Sin embargo, a veces, al levantar la vista, veo que aquí hay otra Alemania, otra suerte y otras historias, y recuerdo que algo de esto fue lo que, en un primer momento, me impulsó a dedicar mi vida a esta tierra y a esta lengua, no el invierno del norte y las nieblas que ahora aprecio, ni siquiera los ríos inmensos y sus barcos, sino más bien los árboles verdísimos, el sol y las montañas. Ahora, de algún modo, observo todo lo que yo he cambiado, y sin embargo, aún creo que me reconozco. 

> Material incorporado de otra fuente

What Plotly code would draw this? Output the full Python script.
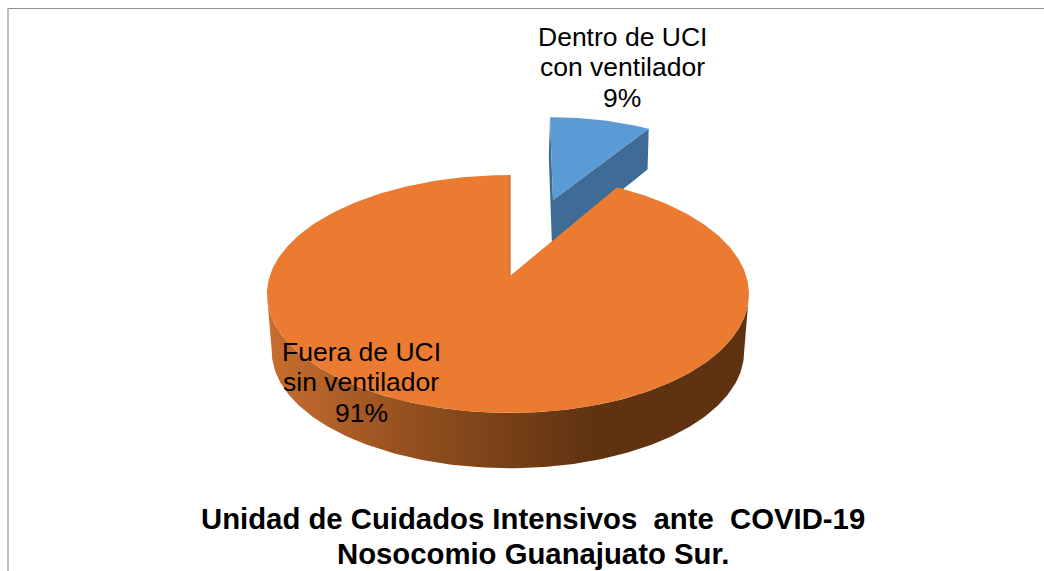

viernes, 8 de febrero de 2019

Cambiar la voz


Imagino que todos buscamos nuestra voz de algún modo, nos movemos por el mundo sin saber qué intentamos encontrar, o incluso sin saber si vamos a dar con algo, pero supongo que de una u otra manera lo que tratamos de hacer es hallar la forma ideal de expresarnos, de sonreír, de mirar, de contemplar el universo y lo que nos rodea. Seguramente no toda la gente es consciente de ello, o tal vez no quieran serlo. Yo sé que viajamos, que viajo, para saber lo que ansío. ¿Cómo es posible siquiera querer algo cuya existencia desconocemos? Tal vez no viaje, siquiera, tal vez sólo me mueva, sólo ande yendo y viniendo para contemplar paisajes y agonías, para escuchar otras voces y otros tiempos, tocar otras monedas, rozar otras vidas, descubrir otros sonidos y otros ritmos. Tal vez la vida no sea más que eso: el movimiento, un espacio que se desplaza en el que el único escenario somos nosotros, que cambiamos con el decorado. Tal vez es en nosotros donde suceden realmente las cosas, no ahí afuera, y tal vez nuestra voz no sea tanto un sonido o una imagen, sino más bien la experiencia de lo que hemos visto, de los sitios en los que hemos estado.

Hace unos días, mientras paseaba por las calles de Luzern, comprendía que estar allí era tan absurdo como necesario, que mi vida probablemente no habría cambiado nada si no hubiera bajado del tren esa heladísima mañana de enero y, sin embargo, si no lo hubiera hecho, me faltaría algo, faltarían los tímidos motivos que me llevan a escribir estas líneas y faltaría la intensidad con la que de nuevo he vuelto al trabajo, a las ganas. No es Suiza, sino yo, el espacio que ha cambiado, donde ahora resuenan otra voz y otras rutas, la misma vida, exactamente igual, y otras ideas.